Myopia & Implantable Contact Lenses

Walk down a busy urban street and you will see a large number of people wearing glasses. Chances are good that if most of them took off the glasses they would start bumping into lamp posts, garbage cans, or each other. That scenario could result as a consequence of the statistic that 40% of the U.S. population suffers from myopia, commonly known as nearsightedness, with that percentage projected to rise to 50% by 2050 due to changes in human behavior.

Humans have sought solutions for myopia for centuries. Historically, eyeglasses had been the first recourse for correction – “spectacles” were invented in the 13th century – followed by contact lenses in the 1800s. In modern times, surgery has become a viable, progressive option. While forms of laser surgery are well-known, having been implemented for over 20 years, they are not an option for everyone.
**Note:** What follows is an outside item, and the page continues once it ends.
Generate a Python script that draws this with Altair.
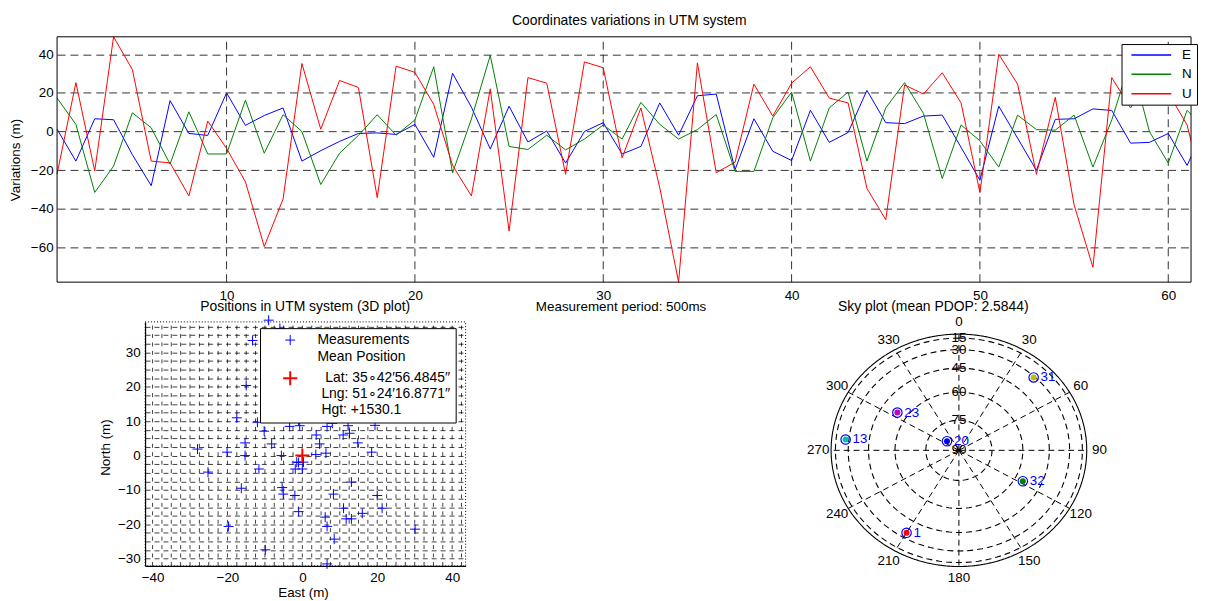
import altair as alt
import pandas as pd

FONT = "Liberation Sans"

# ---------------- top chart: coordinate variations ----------------
IDX = list(range(1, 63))
E = [1.2, -15.3, 6.6, 6.1, -12, -28, 16, -1, -2, 20,
     3.2, 8.3, 12.2, -15.3, -9.9, -5.1, -1, -0.7, -1.5, 3.7,
     -13.3, 30.1, 12.6, -9, 13.1, -5.4, 0.3, -16.3, 0, 4.6,
     -11.6, -7.7, 14.8, -1.9, 18.5, 19.4, -19.7, 6.6, -10.2, -15,
     11, -5.6, -0.5, 21.3, 4.6, 4.1, 8, 8.5, -8.2, -25.2,
     13.1, -3.4, -20.1, 6.3, 6.6, 11.7, 10.9, -6, -5.6, -1,
     -17.5, 3.6]
N = [17.3, 3.7, -31.5, -17.9, 9.7, 1.9, -16.8, 10.2, -11.6, -11.6,
     16.2, -11.2, 8.7, 0, -27.4, -11.2, -2, 8.7, -1.9, 6,
     33.5, -21.4, 6.5, 39.4, -7.7, -9.3, -1.9, -9.5, -3.9, 3.4,
     -3.9, 15.1, 3.7, -3.9, 1.0, 8.8, -20.6, -20.6, 7.1, 20.4,
     -15.3, 12.2, 20.4, -15.3, 12.2, 25.3, 9.4, -24.3, 3.4, -4.8,
     -18.4, 8.5, 1.0, 0.7, 8.5, -18.4, 6.0, 37, 0, -16.3,
     11, 0.3]
U = [-22, 25.3, -20.4, 49, 32, -15.3, -16.2, -33.3, 5.4, -8.7,
     -26, -59.5, -34.9, 35.2, 1.2, 26.4, 22.8, -34.2, 33.8, 30.6,
     14, -17.5, -33.3, 22.1, -51.5, 27.9, 25, -22.1, 36, 33,
     -13.6, 12.2, -29, -77.9, 35.5, -21.3, -15.8, 24.5, 8, 25,
     33.5, 17.3, 14.8, -29.4, -45.6, 24.1, 19.4, 30.4, 14.8, -31.6,
     40, 24.5, -22.1, 17.7, -37.9, -70.2, 27.9, 12.2, 28, 20,
     3.4, -35.7]
SERIES = ["E", "N", "U"]
SERIES_COLORS = ["#0000ff", "#008000", "#ff0000"]
TOP_XTICKS = [10, 20, 30, 40, 50, 60]
TOP_YTICKS = [-60, -40, -20, 0, 20, 40]
TOP_XDOM = [1, 61.21]
TOP_YDOM = [min(E + N + U), max(E + N + U)]

# ---------------- bottom-left: positions ----------------
KINDS = ["Measurements", "Mean Position", "Mean"]
KIND_COLORS = ["#0000ff", "white", "#ff0000"]
KIND_SIZES = [100, 1, 200]
KIND_WIDTHS = [1, 1, 2]
MEAN_EN = [0.0, 0.0]
SC_XDOM = [-42, 43.6]
SC_YDOM = [-32.1, 38.9]
SC_XVALS = [-40 + 2.5 * k for k in range(34)]
SC_YVALS = [-30 + 2.5 * k for k in range(28)]
ZW = "\u200b"
LAT = ZW + "\u00a0\u00a0Lat: 35\u221842\u203256.4845\u2032\u2032"
LNG = ZW + "\u00a0Lng: 51\u221824\u203216.8771\u2032\u2032"
HGT = ZW + "\u00a0Hgt: +1530.1"

# ---------------- bottom-right: sky plot ----------------
PRN = ["31", "23", "13", "20", "32", "1"]
SAT_AZ = [43, 304, 276, 310, 118, 210]
SAT_EL = [31, 54.5, 27, 83, 55.5, 35]
SAT_COLORS = ["#bfbf00", "#bf00bf", "#00bfbf", "#0000ff", "#008000", "#ff0000"]
RING_EL = [0, 15, 30, 45, 60, 75]
ELEV_LABELS = [15, 30, 45, 60, 75, 90]
AZ_LABELS = list(range(0, 360, 30))
SKY_XDOM = [-1.1601, 1.1709]
SKY_YDOM = [-0.9949, 1.1051]

# pixel ranges of each panel inside the single view
TOP_XR, TOP_YR = [48.4, 1190], [274, 27]
SC_XR, SC_YR = [137, 459.7], [559.7, 314]
SKY_XR, SKY_YR = [807, 1107], [559.7, 314]


def sc(domain, rng):
    return alt.Scale(domain=domain, range=rng, nice=False, zero=False)


def hidden_top_axis(offset, title, tx, ty, size=14):
    return alt.Axis(orient="top", offset=offset, labels=False, ticks=False,
                    domain=False, grid=False, title=title, titleX=tx, titleY=ty,
                    titleAlign="center", titleBaseline="middle",
                    titleFontSize=size, titleFontWeight="normal", titleColor="black")


one = pd.DataFrame({"f": [0]})

# ---- top panel
top_df = pd.DataFrame({"i": IDX * 3, "v": E + N + U,
                       "s": ["E"] * 62 + ["N"] * 62 + ["U"] * 62})

top_vgrid = alt.Chart(pd.DataFrame({"t": TOP_XTICKS})).mark_rule(
    color="black", strokeDash=[8, 5], opacity=0.8, strokeWidth=1).encode(
    x=alt.X("t:Q", scale=sc(TOP_XDOM, TOP_XR), axis=None),
    y=alt.YDatum(TOP_YDOM[0], type="quantitative", scale=sc(TOP_YDOM, TOP_YR), axis=None),
    y2=alt.Y2Datum(TOP_YDOM[1]),
)

top_frame = alt.Chart(one).mark_rect(fill="white", fillOpacity=0, stroke="black", strokeWidth=1).encode(
    x=alt.XDatum(TOP_XDOM[0], type="quantitative", scale=sc(TOP_XDOM, TOP_XR),
                 axis=hidden_top_axis(-27, "Coordinates variations in UTM system", 624, -16)),
    x2=alt.X2Datum(TOP_XDOM[1]),
    y=alt.YDatum(TOP_YDOM[0], type="quantitative", scale=sc(TOP_YDOM, TOP_YR), axis=None),
    y2=alt.Y2Datum(TOP_YDOM[1]),
)

grid_common = dict(gridColor="black", gridOpacity=0.8, gridWidth=1,
                   domain=False, ticks=False, labelFontSize=13.5, labelColor="black",
                   labelFlush=False, labelOverlap=False, titleFontSize=13.5,
                   titleFontWeight="normal", titleColor="black",
                   titleAlign="center", titleBaseline="middle")

top_lines = alt.Chart(top_df).mark_line(clip=True, strokeWidth=1).encode(
    x=alt.X("i:Q", scale=sc(TOP_XDOM, TOP_XR),
            axis=alt.Axis(orient="bottom", offset=-286, values=TOP_XTICKS, grid=False,
                          labelPadding=6, title="Measurement period: 500ms",
                          titleX=615.7, titleY=25, **grid_common)),
    y=alt.Y("v:Q", scale=sc(TOP_YDOM, TOP_YR),
            axis=alt.Axis(orient="left", offset=-48.4, values=TOP_YTICKS, grid=True,
                          gridDash=[8, 5], labelPadding=4, title="Variations (m)",
                          titleAngle=270, titleX=-41.4, titleY=150.5, **grid_common)),
    color=alt.Color("s:N", scale=alt.Scale(domain=SERIES, range=SERIES_COLORS),
                    legend=alt.Legend(title=None, orient="none", legendX=1120, legendY=34.3,
                                      symbolType="stroke", symbolSize=1600, symbolStrokeWidth=1.5,
                                      clipHeight=13, labelFontSize=13.5, labelColor="black",
                                      padding=4.5, rowPadding=5.5, fillColor="white",
                                      strokeColor="black", symbolOffset=4.5, labelOffset=9.9)),
)

# ---- scatter panel
sc_df = pd.DataFrame({"e": E + [MEAN_EN[0]], "n": N + [MEAN_EN[1]],
                      "k": ["Measurements"] * len(E) + ["Mean"]})

sc_vgrid = alt.Chart(pd.DataFrame({"t": SC_XVALS})).mark_rule(
    color="black", strokeDash=[4, 4.5], opacity=0.75, strokeWidth=1).encode(
    x=alt.X("t:Q", scale=sc(SC_XDOM, SC_XR), axis=None),
    y=alt.YDatum(SC_YDOM[0], type="quantitative", scale=sc(SC_YDOM, SC_YR), axis=None),
    y2=alt.Y2Datum(SC_YDOM[1]),
)

sc_frame = alt.Chart(one).mark_rect(fill="white", fillOpacity=0, stroke="black",
                                    strokeWidth=1, strokeDash=[1, 2]).encode(
    x=alt.XDatum(SC_XDOM[0], type="quantitative", scale=sc(SC_XDOM, SC_XR),
                 axis=hidden_top_axis(-314, "Positions in UTM system (3D plot)", 297.7, -15)),
    x2=alt.X2Datum(SC_XDOM[1]),
    y=alt.YDatum(SC_YDOM[0], type="quantitative", scale=sc(SC_YDOM, SC_YR), axis=None),
    y2=alt.Y2Datum(SC_YDOM[1]),
)

sc_common = dict(grid_common)
sc_common.update(domain=True, domainColor="black", domainWidth=1.2, gridOpacity=0.75)

plus = "M-1,0L1,0M0,-1L0,1"
label_expr = ("datum.label === 'Mean' ? ['" + LAT + "', '" + LNG + "', '" + HGT +
              "'] : datum.label")

sc_points = alt.Chart(sc_df).mark_point(shape=plus, filled=False, opacity=1).encode(
    x=alt.X("e:Q", scale=sc(SC_XDOM, SC_XR),
            axis=alt.Axis(orient="bottom", offset=-0.3, values=SC_XVALS, grid=False,
                          labelExpr="datum.value % 20 === 0 ? datum.label : ''",
                          labelPadding=5, title="East (m)", titleX=296, titleY=27, **sc_common)),
    y=alt.Y("n:Q", scale=sc(SC_YDOM, SC_YR),
            axis=alt.Axis(orient="left", offset=-137, values=SC_YVALS, grid=True, gridDash=[5, 4],
                          labelExpr="datum.value % 10 === 0 ? datum.label : ''",
                          labelPadding=5, title="North (m)", titleAngle=270,
                          titleX=-40, titleY=440, **sc_common)),
    color=alt.Color("k:N", scale=alt.Scale(domain=KINDS, range=KIND_COLORS),
                    legend=alt.Legend(title=None, orient="none", legendX=252.7, legendY=320.3,
                                      symbolType=plus, labelExpr=label_expr, labelFontSize=14,
                                      labelColor="black", labelLimit=400, padding=5,
                                      rowPadding=3, fillColor="white", strokeColor="black",
                                      symbolOffset=16.9, labelOffset=19.0)),
    size=alt.Size("k:N", scale=alt.Scale(type="ordinal", domain=KINDS, range=KIND_SIZES)),
    strokeWidth=alt.StrokeWidth("k:N", scale=alt.Scale(type="ordinal", domain=KINDS, range=KIND_WIDTHS)),
)

# ---- sky panel
def kx(field, axis=None):
    return alt.X(field, type="quantitative", scale=sc(SKY_XDOM, SKY_XR), axis=axis)


def ky(field):
    return alt.Y(field, type="quantitative", scale=sc(SKY_YDOM, SKY_YR), axis=None)


ring_df = pd.DataFrame({"el": RING_EL, "sty": ["solid"] + ["dash"] * (len(RING_EL) - 1)})
rings = alt.Chart(ring_df).transform_calculate(
    a="sequence(0, 361, 3)"
).transform_flatten(["a"]).transform_calculate(
    rx="cos(datum.el*PI/180)*sin(datum.a*PI/180)",
    ry="cos(datum.el*PI/180)*cos(datum.a*PI/180)",
).mark_line(color="black", strokeWidth=1.1).encode(
    x=kx("rx", hidden_top_axis(-314, "Sky plot (mean PDOP: 2.5844)", 930, -15)),
    y=ky("ry"),
    detail="el:N",
    order="a:Q",
    strokeDash=alt.StrokeDash("sty:N", scale=alt.Scale(domain=["solid", "dash"], range=[[1, 0], [6, 4]]),
                              legend=None),
)

spokes = alt.Chart(pd.DataFrame({"az": AZ_LABELS})).transform_calculate(
    z="0", px="sin(datum.az*PI/180)", py="cos(datum.az*PI/180)"
).mark_rule(color="black", strokeDash=[6, 4], strokeWidth=1).encode(
    x=kx("z"), y=ky("z"), x2="px:Q", y2="py:Q")

elev_lbl = alt.Chart(pd.DataFrame({"el": ELEV_LABELS})).transform_calculate(
    z="0", py="cos(datum.el*PI/180)", t="'' + datum.el"
).mark_text(fontSize=13.5, align="center", baseline="middle", color="black").encode(
    x=kx("z"), y=ky("py"), text="t:N")

az_lbl = alt.Chart(pd.DataFrame({"az": AZ_LABELS})).transform_calculate(
    px="1.1*sin(datum.az*PI/180)", py="1.1*cos(datum.az*PI/180)", t="'' + datum.az"
).mark_text(fontSize=13.5, align="center", baseline="middle", color="black").encode(
    x=kx("px"), y=ky("py"), text="t:N")

sat_df = pd.DataFrame({"prn": PRN, "az": SAT_AZ, "el": SAT_EL})
sat_base = alt.Chart(sat_df).transform_calculate(
    px="cos(datum.el*PI/180)*sin(datum.az*PI/180)",
    py="cos(datum.el*PI/180)*cos(datum.az*PI/180)")

sat_out = sat_base.mark_point(shape="circle", filled=False, color="#0000ff", size=90,
                              strokeWidth=1.2, opacity=1).encode(x=kx("px"), y=ky("py"))
sat_in = sat_base.mark_point(shape="circle", filled=True, size=36, opacity=1).encode(
    x=kx("px"), y=ky("py"),
    color=alt.Color("prn:N", scale=alt.Scale(domain=PRN, range=SAT_COLORS), legend=None))
sat_txt = sat_base.mark_text(align="left", baseline="middle", dx=7, fontSize=13.5,
                             color="#0000ff").encode(x=kx("px"), y=ky("py"), text="prn:N")

chart = alt.layer(
    top_vgrid, top_lines, top_frame, sc_vgrid, sc_points, sc_frame,
    rings, spokes, elev_lbl, az_lbl, sat_out, sat_in, sat_txt,
).resolve_scale(
    x="independent", y="independent", color="independent",
    size="independent", strokeWidth="independent", strokeDash="independent",
).resolve_axis(x="independent", y="independent").properties(
    width=1190, height=560, padding=0
).configure(font=FONT).configure_view(strokeWidth=0)

chart.save("out.html", embed_options={"renderer": "svg", "actions": False})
A proven alternative procedure, Implantable Collamer Lenses (ICL), offers substantial quality-of-life improvements for a range of nearsighted patients.

A Blurry World

Nearsightedness is when you can easily see objects right in front of you, but you struggle with those far away. Distant objects and people appear blurry or fuzzy, especially at night. This vision challenge results when an eyeball’s elongation causes its lens to focus light in front of the retina, a band of tissue in the rear attached to your optic nerve, rather than precisely upon it.

Myopia is not shy; it will make its presence known, especially in childhood, by displaying other distinct symptoms: Tired eyes, headaches, squinting, and hazy vision predominate. Human work and play trends are leading to increased instances of the condition; because too much time spent staring at computer screens seems to contribute, current guidelines recommend children spend more time outdoors.

A Progressive Solution

Children will wear glasses or contact lenses through their teens. However, at the age of 21, they can become candidates for the ICL procedure instead. In this minimally-invasive surgery, a phakic lens is inserted into the eye through a small slit. The patient’s own lens is not removed. The implanted lens works in conjunction with the natural lens to focus light on the retina. Distant objects appear in sharp relief without the need for glasses or external contacts.

Advantages of the ICL procedure are clear: It is a good option for those with a high degree of nearsightedness, where laser or other surgeries may not work; it is unlikely to result in dry eyes, and it provides distinctly-focused correction.

A Glasses-Free Outlook

Significantly, patients who receive the procedure will live a life without glasses, contacts, and the ongoing associated maintenance and costs. As with any medical procedure, research extensively, and consult with a specialist who has the surgical experience to ensure surgical success.